Could securities lending be the mutual fund industry's next ticking time bomb?

Lori Richards, director of the office of compliance, inspections and examinations at the Securities and Exchange Commission has warned investment companies that the SEC will be examining mutual fund securities-lending practices. Further, the Commission is going to be taking a far closer look at funds' trading, sales and conflict-of-interest practices.

Richards wasn't kidding. The Bank of New York, Dreyfus and State Street Corp., are reportedly under the SEC's microscope for their securities-lending practices. Although spokespeople for BONY and State Street declined comment, Patrice Kozlowski, a spokeswoman for Dreyfus, said: "Dreyfus is confident that the securities-lending services it receives are provided in an appropriate manner. On that basis, [the firm] has cooperated fully with the Securities and Exchange Commission in its review of securities-lending practices in the mutual fund industry."

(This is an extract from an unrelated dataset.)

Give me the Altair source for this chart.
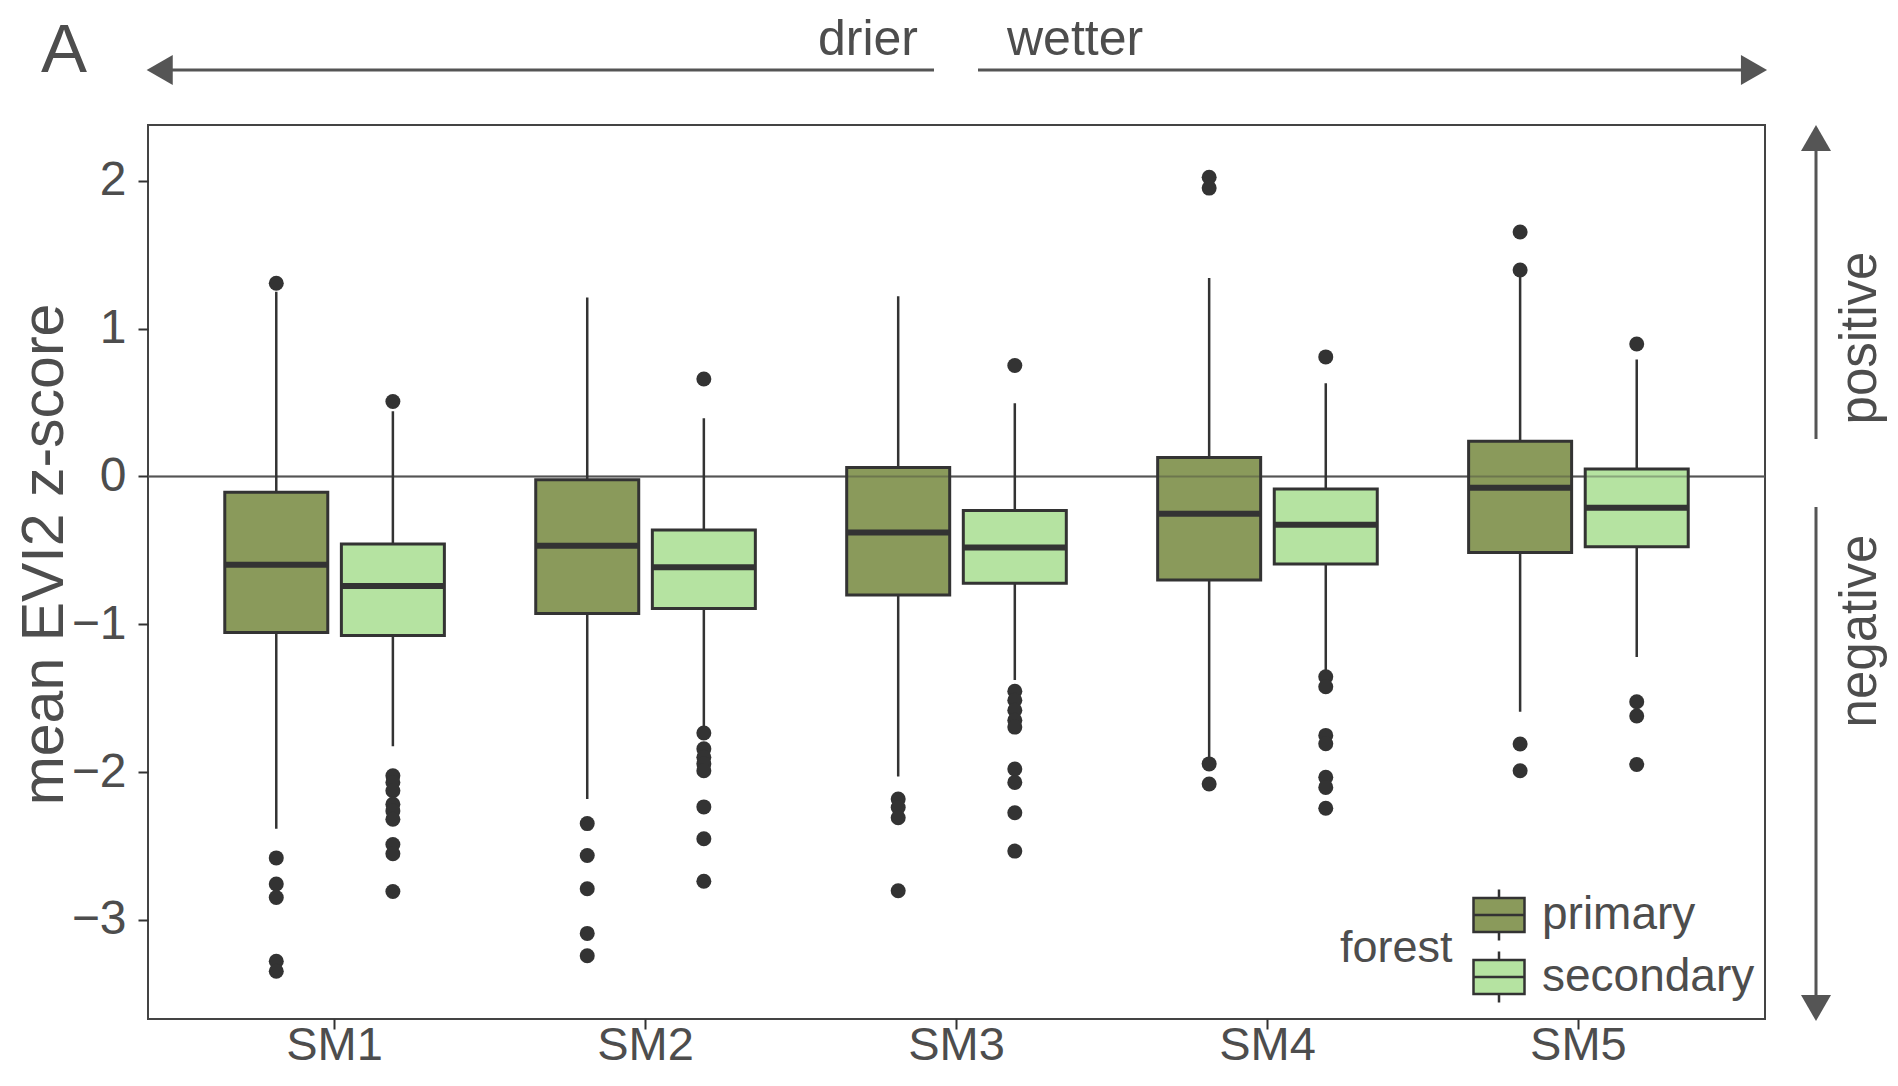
import altair as alt
import pandas as pd

# ---------------- data ----------------
categories = ["SM1", "SM2", "SM3", "SM4", "SM5"]
forest_types = ["primary", "secondary"]
fill_colors = ["#8A9A5B", "#B5E3A1"]

group_sm = ["SM1", "SM1", "SM2", "SM2", "SM3", "SM3", "SM4", "SM4", "SM5", "SM5"]
group_forest = ["primary", "secondary"] * 5

whisker_lo = [-2.384, -1.825, -2.183, -1.707, -2.031, -1.378, -1.900, -1.310, -1.592, -1.221]
q1 = [-1.056, -1.076, -0.928, -0.894, -0.802, -0.722, -0.701, -0.592, -0.514, -0.476]
median = [-0.597, -0.742, -0.469, -0.614, -0.380, -0.481, -0.252, -0.327, -0.076, -0.211]
q3 = [-0.107, -0.457, -0.022, -0.363, 0.060, -0.230, 0.128, -0.085, 0.239, 0.050]
whisker_hi = [1.250, 0.442, 1.210, 0.394, 1.220, 0.495, 1.343, 0.630, 1.360, 0.791]

outliers = [
    [1.307, -2.581, -2.758, -2.849, -3.280, -3.348],
    [0.507, -2.025, -2.070, -2.127, -2.218, -2.263, -2.319, -2.490, -2.553, -2.808],
    [-2.349, -2.565, -2.790, -3.092, -3.243],
    [0.659, -1.736, -1.843, -1.900, -1.945, -1.991, -2.236, -2.451, -2.739],
    [-2.183, -2.240, -2.309, -2.803],
    [0.751, -1.453, -1.514, -1.582, -1.650, -1.696, -1.979, -2.070, -2.275, -2.535],
    [2.024, 1.951, -1.945, -2.081],
    [0.809, -1.355, -1.423, -1.752, -1.809, -2.036, -2.104, -2.245],
    [1.654, 1.397, -1.810, -1.991],
    [0.896, -1.524, -1.621, -1.949],
]

y_ticks = [-3, -2, -1, 0, 1, 2]
y_domain = [-3.671, 2.378]

# ---------------- tables ----------------
df_box = pd.DataFrame({
    "sm": group_sm, "forest": group_forest,
    "lo": whisker_lo, "q1": q1, "med": median, "q3": q3, "hi": whisker_hi,
})
rows = []
for s, f, vals in zip(group_sm, group_forest, outliers):
    for v in vals:
        rows.append({"sm": s, "forest": f, "v": v})
df_out = pd.DataFrame(rows)
dummy = pd.DataFrame({"k": [0]})

FONT = "Liberation Sans"
TXT = "#4D4D4D"
DARK = "#333333"
ARROW = "#555555"

x_enc = alt.X(
    "sm:N",
    scale=alt.Scale(domain=categories, paddingInner=0.25, paddingOuter=0.225),
    axis=alt.Axis(title=None, labelAngle=0, labelFontSize=47, labelColor=TXT,
                  labelFont=FONT, labelBaseline="alphabetic", labelPadding=30,
                  tickSize=10, tickWidth=2, tickColor=DARK, domain=False, grid=False),
)
xo_enc = alt.XOffset("forest:N", scale=alt.Scale(domain=forest_types, paddingInner=0, paddingOuter=0))
y_scale = alt.Scale(domain=y_domain, nice=False, zero=False)
y_axis = alt.Axis(values=y_ticks, format="d", title="mean EVI2 z-score",
                  titleX=-86, titleY=429, titleAngle=270, titleAlign="center",
                  titleBaseline="alphabetic", titleFontSize=59, titleFontWeight="normal",
                  titleColor=TXT, titleFont=FONT,
                  labelFontSize=48, labelColor=TXT, labelFont=FONT, labelPadding=12,
                  tickSize=10, tickWidth=2, tickColor=DARK, domain=False, grid=False)

base_box = alt.Chart(df_box)

zero_under = alt.Chart(dummy).mark_rule(color="#666666", strokeWidth=2).encode(
    y=alt.datum(0, type="quantitative", scale=y_scale, axis=y_axis))

whiskers = base_box.mark_rule(color=DARK, strokeWidth=2.5).encode(
    x=x_enc, xOffset=xo_enc,
    y=alt.Y("lo:Q", scale=y_scale, axis=y_axis), y2="hi:Q")

legend_symbol = "M-1,-0.667L1,-0.667L1,0.667L-1,0.667Z M-1,0L1,0 M0,-0.667L0,-1 M0,0.667L0,1"

boxes = base_box.mark_bar(stroke=DARK, strokeWidth=3, width=103, opacity=1).encode(
    x=x_enc, xOffset=xo_enc,
    y=alt.Y("q1:Q", scale=y_scale, axis=y_axis), y2="q3:Q",
    fill=alt.Fill("forest:N", scale=alt.Scale(domain=forest_types, range=fill_colors),
                  legend=alt.Legend(orient="none", legendX=1192, legendY=763,
                                    title="forest", titleOrient="left", titleFontSize=45,
                                    titleFontWeight="normal", titleColor=TXT, titleFont=FONT,
                                    titlePadding=19, titleAnchor="middle", titleBaseline="middle",
                                    labelFontSize=46, labelColor=TXT, labelFont=FONT,
                                    labelOffset=16, labelLimit=0,
                                    symbolType=legend_symbol, symbolSize=2601,
                                    symbolStrokeColor=DARK, symbolStrokeWidth=2.5,
                                    symbolOpacity=1, rowPadding=0, padding=0)),
)

zero_over = alt.Chart(dummy).mark_rule(color="#333333", strokeWidth=2, opacity=0.35).encode(
    y=alt.datum(0, type="quantitative", scale=y_scale, axis=y_axis))

medians = base_box.mark_tick(color=DARK, thickness=6, size=103, opacity=1).encode(
    x=x_enc, xOffset=xo_enc, y=alt.Y("med:Q", scale=y_scale, axis=y_axis))

points = alt.Chart(df_out).mark_circle(size=225, color=DARK, opacity=1).encode(
    x=x_enc, xOffset=xo_enc, y=alt.Y("v:Q", scale=y_scale, axis=y_axis))

# ---------------- annotations (outside the panel) ----------------
ann = alt.Chart(dummy)

def txt(text, x, y, size, align="left", angle=0):
    return ann.mark_text(text=text, font=FONT, fontSize=size, color=TXT, align=align,
                         baseline="alphabetic", angle=angle).encode(
        x=alt.value(x), y=alt.value(y))

def hrule(x1, x2, y):
    return ann.mark_rule(color=ARROW, strokeWidth=3).encode(
        x=alt.value(x1), x2=alt.value(x2), y=alt.value(y))

def vrule(x, y1, y2):
    return ann.mark_rule(color=ARROW, strokeWidth=3).encode(
        x=alt.value(x), y=alt.value(y1), y2=alt.value(y2))

def head(shape, x, y):
    return ann.mark_point(shape=shape, filled=True, size=900, color=ARROW, opacity=1,
                          strokeWidth=0).encode(x=alt.value(x), y=alt.value(y))

LEFT = "M-0.87,0L0.87,-1L0.87,1Z"
RIGHT = "M0.87,0L-0.87,-1L-0.87,1Z"
UP = "M0,-0.87L-1,0.87L1,0.87Z"
DOWN = "M0,0.87L-1,-0.87L1,-0.87Z"

annotations = [
    txt("A", -107, -53, 69),
    txt("drier", 770, -70, 50, align="right"),
    txt("wetter", 859, -70, 50, align="left"),
    hrule(5, 786, -55), head(LEFT, 11.7, -55),
    hrule(830, 1613, -55), head(RIGHT, 1606, -55),
    vrule(1668, 8, 314), head(UP, 1668, 13),
    vrule(1668, 382, 888), head(DOWN, 1668, 883),
    txt("positive", 1728, 213, 51, align="center", angle=270),
    txt("negative", 1728, 506, 51, align="center", angle=270),
]

chart = alt.layer(zero_under, whiskers, boxes, zero_over, medians, points, *annotations).properties(
    width=1617, height=894,
    autosize=alt.AutoSizeParams(type="none"),
    padding={"left": 140, "top": 117, "right": 125, "bottom": 53},
    background="white",
).configure(
    font=FONT,
    view=alt.ViewConfig(stroke="#444444", strokeWidth=2),
)

chart.save("out.html", embed_options={"renderer": "svg", "actions": False})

Richards would not confirm or deny that securities-lending practices at the three firms are under review, but she told MME the Commission wants to make sure lending agents are not overcompensated for their role in short-sale arrangements with hedge funds or other large investors. Mutual funds typically earn about two basis points annually from securities lending.

"We are looking at the lending activities of mutual funds to see if the money is coming back to the shareholders of the funds," Richards said. "We want to make sure the lending agent agreements are in compliance with the law."

Richards said that although mutual funds hire independent auditors to go over their books, annual financial reports fail to disclose details about securities-lending income. "Auditors should be looking at securities-lending practices," she said. "We are not seeing it in the mutual fund filings. Auditors need to look hard and make sure the funds are in compliance."

Anthony Sabino, associate professor of law at the Tobin College of Business at St. John's University in New York, said the move to check securities-lending practices is part of a broad-based effort by the SEC. It aims to zero in on adequate disclosure of all aspects of the mutual fund business.

"It is hard to say if [the SEC] will uncover any wrongdoing," he said. "But some financial maneuvers may not be appropriate because some may be bending the rules. This is a large move by the SEC to revamp disclosure of mutual funds. It affects other areas such as trading and sales practices and disclosure of all fees."

Standard Operating Procedure

Nonetheless, securities-lending by mutual funds is a standard industry practice. Mutual funds typically reinvest the income back into the fund. Or they may use the income to lower fund expenses. Short sellers are required to put up securities as collateral for borrowed securities. Any profits due to gains in the value of the collateral when a transaction is unwound are split between the lending agent and the mutual fund.

Overall, securities-lending markets are in excess of $700 billion, according to a report by Goldman Sachs of New York. Based on Goldman's data, MME estimates that investment companies derive over $1 billion in income from securities lending for their funds.

James Atkinson, president of the Guinness-Atkinson Funds of Woodland Hills, Calif., said that his securities-lending arrangements called for his funds to get 60% of the income from securities lending. The income was then used to lower fund expenses. But he stopped lending securities five years ago over concerns that a stock market meltdown could seriously diminish the value of the collateral.

"It is a complex transaction," he said. "The board of directors makes the decision to lend securities. The income isn't that much today. It's not worth the time and effort."

Mercer Bullard, president of Fund Democracy of Oxford, Miss., said that in the past, the SEC has never questioned securities lending even though it can be very lucrative to large fund complexes. "A large fund group can earn hundreds of millions of dollars in additional income for their funds," said Bullard, a former assistant chief counsel in the SEC's division of investment management.

Bullard suspects the SEC's examinations may be related to the following problems:

* The failure of the fund group to get an exemption for its affiliate to handle the short-sale transactions. For example, if the mutual fund division uses its parent company's security-lending division, it must file for an exemption with the SEC.

* Affiliates or agents who are overcompensated for the transaction. As a result, mutual fund shareholders do not get the appropriate amount of income generated from securities lending from their fund.

* Illegal activity if a fund isn't reinvesting the proceeds back into their funds.

In addition, there may have been some whistleblowers, Bullard said. "In the past, the SEC has not made much effort to enforce the rules. If a fund is engaged in securities lending and the proceeds are not paid back to the fund, it is a violation of federal securities law. It is fraud."

Bruce Bent, president of the Reserve Funds of New York, suspects that the SEC is attempting to cover all bases in the wake of the recent mutual fund improprieties involving market-timing abuse.

"I can't believe it is a big issue," Bent said. "I would be surprised if the [SEC] finds anything. Maybe the SEC does not want to be embarrassed by another Eliot Spitzer investigation. Securities lending has been practiced for years. It is a safe and good source of revenue for fund investors."